Orgullosa de ”la perseverancia con que me enfrento a la escritura y a los retos que conlleva”, Carmen confiesa que, al trabajar a jornada completa en la escuela, dispone de muy poco tiempo para escribir, ”pero escribir es mi vida”. Y adelanta que ya está trabajando en un nuevo proyecto ”que me apasiona, pero necesito documentarme, así que soy realista. No sé lo que puedo tardar, pero lo que tengo claro es que me esforzaré al máximo y seré muy exigente conmigo misma”.
Vida en Nou Barris
Nacida, residente y con trabajo en Nou Barris, a la escritora le gusta su barrio y pasear por sus calles. “Me siento muy a gusto. Lo único que no me gusta es descubrir que la mercería, la tienda de ultramarinos o la de géneros de punto de toda la vida ha bajado la persiana y, en su lugar, han abierto una franquicia. Eso me da mucha pena”.
— ¿Y a otros barrios o al centro vas bajando?

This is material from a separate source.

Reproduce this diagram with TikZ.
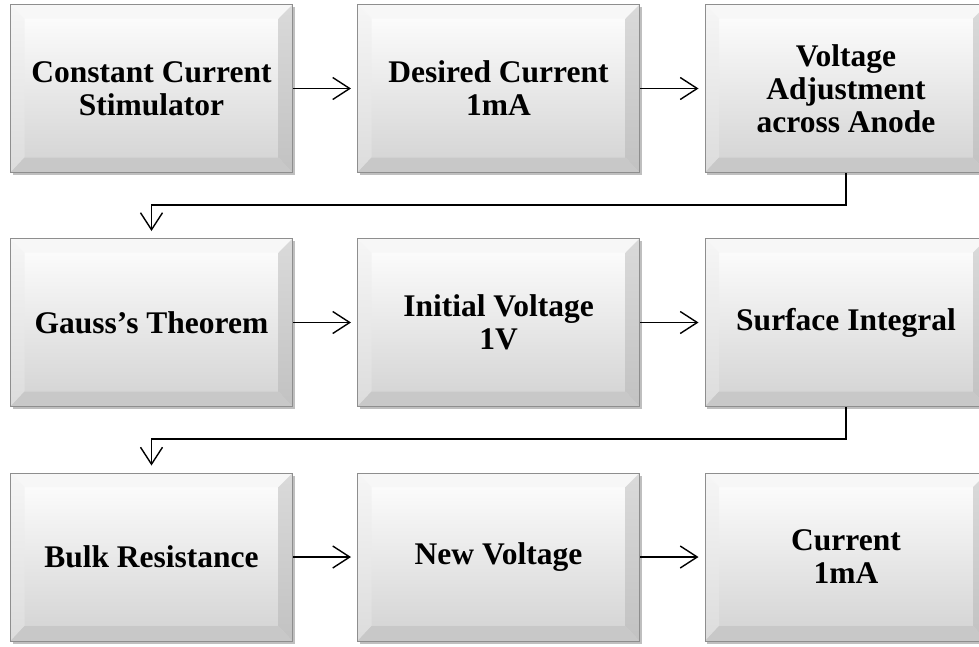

“No acostumbro a ir al centro a pasear. En Navidad me acerqué a la Sagrada Familia para ver cómo avanzaban las obras y estaba atestada de turistas. Ni siquiera encontré un lugar para tomarme un café con leche, y eso que estaba dispuesta a entrar en una de esas franquicias que han invadido la ciudad. Me volví para el barrio y no he vuelto más”, explica dando finalmente cuenta de su café.
— Esta no es una franquicia y aquí, además de café, tenemos una suculenta oferta gastronómica, por si quieres comer algo, aprovechando que ya es hora.
Carmen Conde Veiga ríe.
— Me da igual, mientras no cocine yo —replica—. Odio cocinar. Eso sí, nada de tontadas en el fondo de un plato. Soy una chica de barrio: unas bravas, un jamoncito ibérico o una paellita”.
— ¡Estás en el Bar adecuado!
”Y, dependiendo de lo que sea, me lo acompañas con una cerveza de barril o una copa de vino blanco”, remata, demostrando un criterio curtido a pie de miles de barras de formica.